Vietnamese Electricity Company

Vietnam Electricity (EVN; Tập đoàn Điện lực Việt Nam) is the national and the sole public power company in Vietnam. It was established by the government of Vietnam as a state-owned company in 1994, and has operated officially as a one-member limited liability company since 2010.

== History ==
In 1994, the Vietnam electricity sector consolidated the electricity generation, transmission and distribution units to establish the Vietnam Electricity Corporation. Also in this year, the 500kV North-South transmission line was put into operation, connecting the power systems of the three regions of North, Central and South into a unified power system for the whole country.
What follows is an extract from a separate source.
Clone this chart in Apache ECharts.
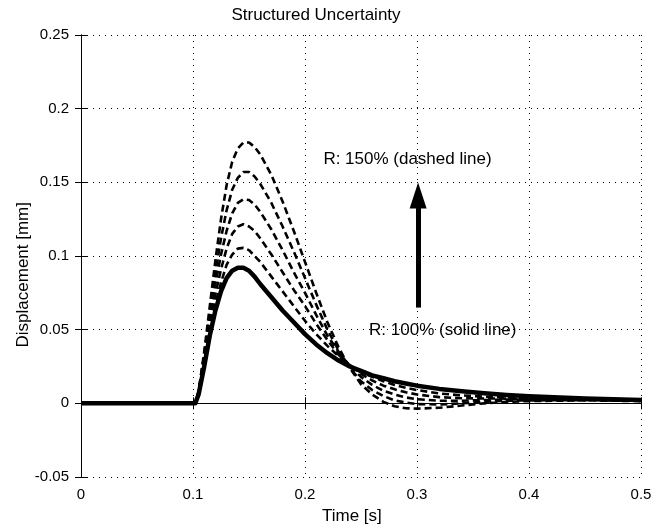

Before 2006, the Vietnam electricity sector operated under a parent-subsidiary model, with the Vietnam Electricity Corporation as the parent company. Then, on June 22, 2006, this corporation was converted into the Vietnam Electricity Group (EVN). On June 25, 2010, the Prime Minister of Vietnam decided to convert the Vietnam Electricity Group model into a single-member limited liability company controlled by the state.

== Subsidiaries ==
- National Power Transmission Corporation
- Power Generation Corporation No. 1
- Power Generation Corporation No. 2
- Power Generation Corporation No. 3
- Northern Power Corporation
- Central Power Corporation
- Southern Power Corporation
- Hanoi City Power Corporation
- Ho Chi Minh City Power Corporation
- National Load Dispatch Center
- Electric Power Trading Company
- Electric Information Centre
- Information Technology Centre

== Criticism ==
EVN is facing various criticisms, notably the lack of clear separation between social responsibility and business responsibility from the Government and EVN itself. For example, providing electricity to remote and island areas by 2023 still faced difficulties due to the lack of clear support policies, leading to challenges in evaluating operational efficiency. EVN's apparatus remains cumbersome and requires restructuring to enhance effectiveness. Although customer service has seen improvements, certain limitations persist. According to a 2022 survey by the Ministry of Industry and Trade, the customer satisfaction rate with EVN's services reached 80%, with 20% remaining unsatisfied. The purchase and dispatch of electricity from power plants outside of EVN lack transparency, causing public controversy. A 2021 report by the State Audit Office of Vietnam pointed out shortcomings in EVN's bidding process for electricity procurement.